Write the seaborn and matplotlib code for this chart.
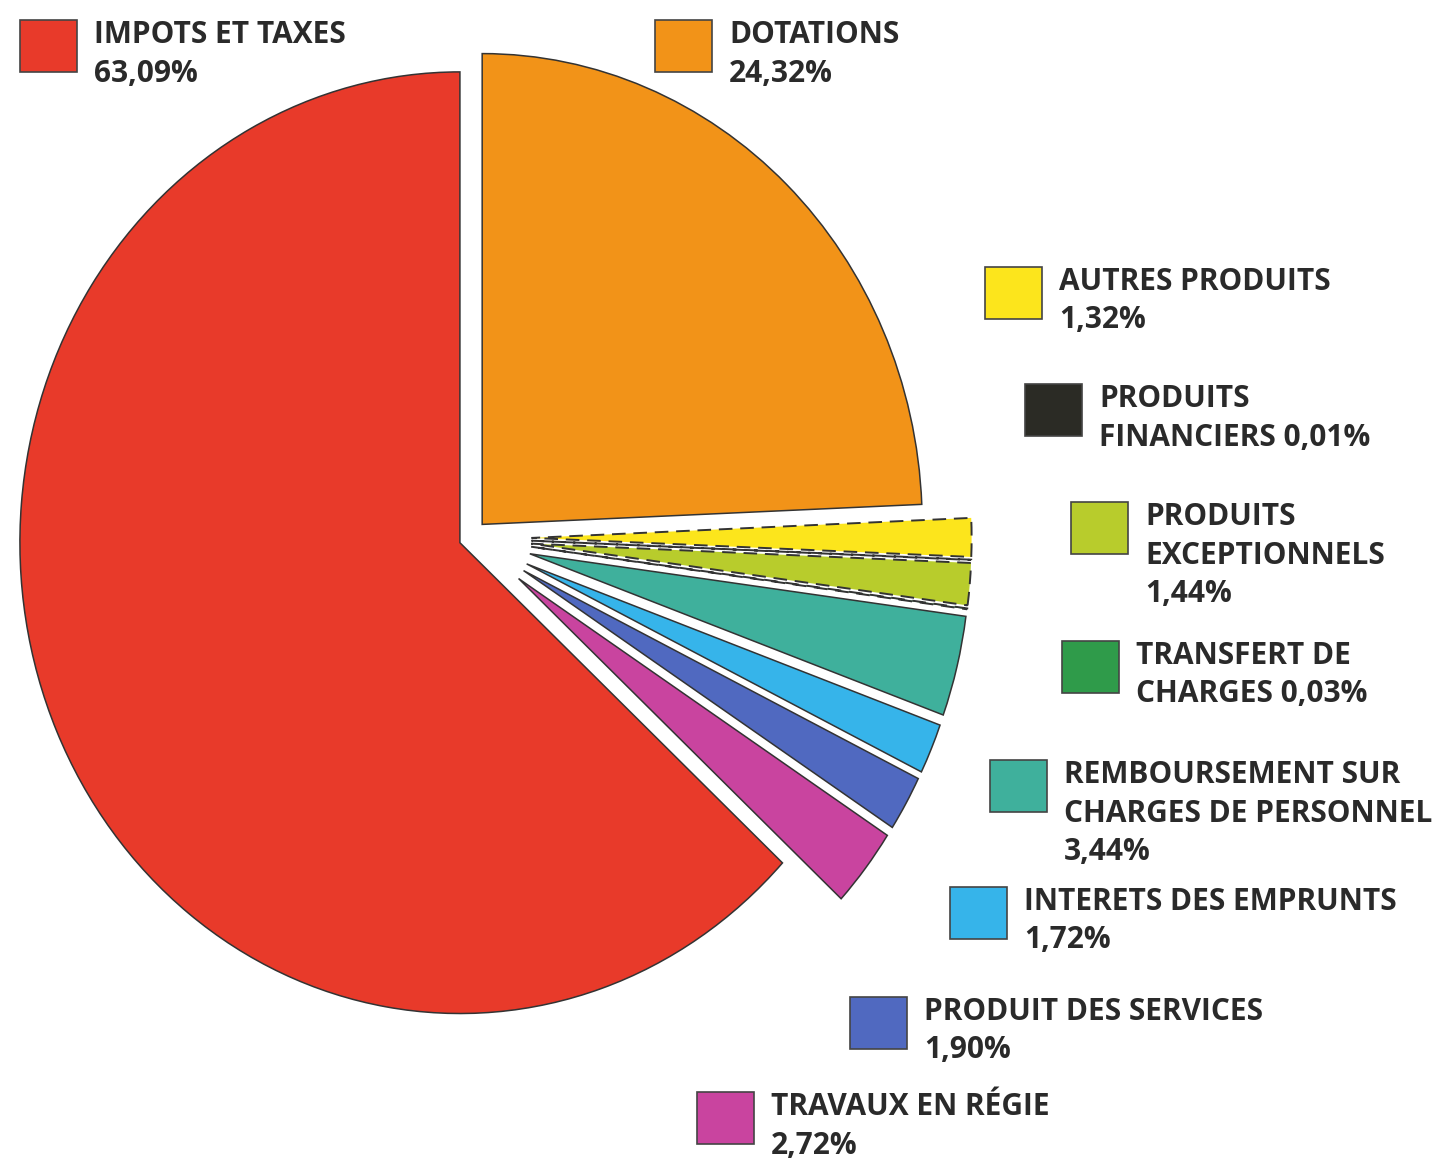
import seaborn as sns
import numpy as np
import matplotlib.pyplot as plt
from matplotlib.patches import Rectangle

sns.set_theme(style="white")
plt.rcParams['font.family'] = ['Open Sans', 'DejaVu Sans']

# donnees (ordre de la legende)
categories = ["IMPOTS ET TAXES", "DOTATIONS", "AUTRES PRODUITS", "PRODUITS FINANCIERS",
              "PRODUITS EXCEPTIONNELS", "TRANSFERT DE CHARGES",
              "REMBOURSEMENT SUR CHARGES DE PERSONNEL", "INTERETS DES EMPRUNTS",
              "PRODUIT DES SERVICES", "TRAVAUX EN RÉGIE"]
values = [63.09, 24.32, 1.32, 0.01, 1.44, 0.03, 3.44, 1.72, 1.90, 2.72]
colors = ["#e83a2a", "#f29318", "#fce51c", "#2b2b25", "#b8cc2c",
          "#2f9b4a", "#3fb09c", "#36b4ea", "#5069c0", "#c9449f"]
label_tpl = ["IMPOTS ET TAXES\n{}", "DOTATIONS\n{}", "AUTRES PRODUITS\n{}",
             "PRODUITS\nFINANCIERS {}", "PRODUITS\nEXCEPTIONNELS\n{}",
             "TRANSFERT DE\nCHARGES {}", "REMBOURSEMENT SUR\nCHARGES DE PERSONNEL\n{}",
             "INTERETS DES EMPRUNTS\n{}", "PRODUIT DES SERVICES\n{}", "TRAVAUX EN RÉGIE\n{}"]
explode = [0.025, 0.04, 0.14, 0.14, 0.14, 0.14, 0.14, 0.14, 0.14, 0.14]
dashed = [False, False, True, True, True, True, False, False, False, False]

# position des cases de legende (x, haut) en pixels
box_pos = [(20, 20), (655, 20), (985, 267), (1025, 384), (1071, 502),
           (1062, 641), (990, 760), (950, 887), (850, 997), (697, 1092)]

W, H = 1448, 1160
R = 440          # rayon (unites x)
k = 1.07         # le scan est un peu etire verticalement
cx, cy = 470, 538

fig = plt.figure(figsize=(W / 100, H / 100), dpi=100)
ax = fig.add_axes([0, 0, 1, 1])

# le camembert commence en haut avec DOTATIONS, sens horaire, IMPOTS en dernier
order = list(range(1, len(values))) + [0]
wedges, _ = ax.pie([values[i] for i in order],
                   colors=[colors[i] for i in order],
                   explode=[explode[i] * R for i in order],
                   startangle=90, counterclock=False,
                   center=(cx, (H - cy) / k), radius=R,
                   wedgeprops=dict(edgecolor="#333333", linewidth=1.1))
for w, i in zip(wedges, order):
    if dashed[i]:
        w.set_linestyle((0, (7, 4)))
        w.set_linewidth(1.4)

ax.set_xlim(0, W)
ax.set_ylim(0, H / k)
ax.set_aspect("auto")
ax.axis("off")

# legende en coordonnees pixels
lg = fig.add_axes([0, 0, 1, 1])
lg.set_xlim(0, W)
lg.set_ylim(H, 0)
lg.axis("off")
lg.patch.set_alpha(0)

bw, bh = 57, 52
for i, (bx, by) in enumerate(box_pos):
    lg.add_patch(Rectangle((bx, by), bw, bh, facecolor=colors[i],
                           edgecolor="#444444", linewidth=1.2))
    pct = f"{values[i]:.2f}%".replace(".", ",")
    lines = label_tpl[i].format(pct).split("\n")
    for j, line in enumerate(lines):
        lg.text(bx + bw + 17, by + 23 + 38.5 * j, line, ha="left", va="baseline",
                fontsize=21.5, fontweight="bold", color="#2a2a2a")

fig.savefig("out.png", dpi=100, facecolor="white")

**Exercise aim**
Every line is to be duplicated exactly, though pictures stay out.

**Written solution**
Write the seaborn and matplotlib code for this chart.
import seaborn as sns
import numpy as np
import matplotlib.pyplot as plt
from matplotlib.patches import Rectangle

sns.set_theme(style="white")
plt.rcParams['font.family'] = ['Open Sans', 'DejaVu Sans']

# donnees (ordre de la legende)
categories = ["IMPOTS ET TAXES", "DOTATIONS", "AUTRES PRODUITS", "PRODUITS FINANCIERS",
              "PRODUITS EXCEPTIONNELS", "TRANSFERT DE CHARGES",
              "REMBOURSEMENT SUR CHARGES DE PERSONNEL", "INTERETS DES EMPRUNTS",
              "PRODUIT DES SERVICES", "TRAVAUX EN RÉGIE"]
values = [63.09, 24.32, 1.32, 0.01, 1.44, 0.03, 3.44, 1.72, 1.90, 2.72]
colors = ["#e83a2a", "#f29318", "#fce51c", "#2b2b25", "#b8cc2c",
          "#2f9b4a", "#3fb09c", "#36b4ea", "#5069c0", "#c9449f"]
label_tpl = ["IMPOTS ET TAXES\n{}", "DOTATIONS\n{}", "AUTRES PRODUITS\n{}",
             "PRODUITS\nFINANCIERS {}", "PRODUITS\nEXCEPTIONNELS\n{}",
             "TRANSFERT DE\nCHARGES {}", "REMBOURSEMENT SUR\nCHARGES DE PERSONNEL\n{}",
             "INTERETS DES EMPRUNTS\n{}", "PRODUIT DES SERVICES\n{}", "TRAVAUX EN RÉGIE\n{}"]
explode = [0.025, 0.04, 0.14, 0.14, 0.14, 0.14, 0.14, 0.14, 0.14, 0.14]
dashed = [False, False, True, True, True, True, False, False, False, False]

# position des cases de legende (x, haut) en pixels
box_pos = [(20, 20), (655, 20), (985, 267), (1025, 384), (1071, 502),
           (1062, 641), (990, 760), (950, 887), (850, 997), (697, 1092)]

W, H = 1448, 1160
R = 440          # rayon (unites x)
k = 1.07         # le scan est un peu etire verticalement
cx, cy = 470, 538

fig = plt.figure(figsize=(W / 100, H / 100), dpi=100)
ax = fig.add_axes([0, 0, 1, 1])

# le camembert commence en haut avec DOTATIONS, sens horaire, IMPOTS en dernier
order = list(range(1, len(values))) + [0]
wedges, _ = ax.pie([values[i] for i in order],
                   colors=[colors[i] for i in order],
                   explode=[explode[i] * R for i in order],
                   startangle=90, counterclock=False,
                   center=(cx, (H - cy) / k), radius=R,
                   wedgeprops=dict(edgecolor="#333333", linewidth=1.1))
for w, i in zip(wedges, order):
    if dashed[i]:
        w.set_linestyle((0, (7, 4)))
        w.set_linewidth(1.4)

ax.set_xlim(0, W)
ax.set_ylim(0, H / k)
ax.set_aspect("auto")
ax.axis("off")

# legende en coordonnees pixels
lg = fig.add_axes([0, 0, 1, 1])
lg.set_xlim(0, W)
lg.set_ylim(H, 0)
lg.axis("off")
lg.patch.set_alpha(0)

bw, bh = 57, 52
for i, (bx, by) in enumerate(box_pos):
    lg.add_patch(Rectangle((bx, by), bw, bh, facecolor=colors[i],
                           edgecolor="#444444", linewidth=1.2))
    pct = f"{values[i]:.2f}%".replace(".", ",")
    lines = label_tpl[i].format(pct).split("\n")
    for j, line in enumerate(lines):
        lg.text(bx + bw + 17, by + 23 + 38.5 * j, line, ha="left", va="baseline",
                fontsize=21.5, fontweight="bold", color="#2a2a2a")

fig.savefig("out.png", dpi=100, facecolor="white")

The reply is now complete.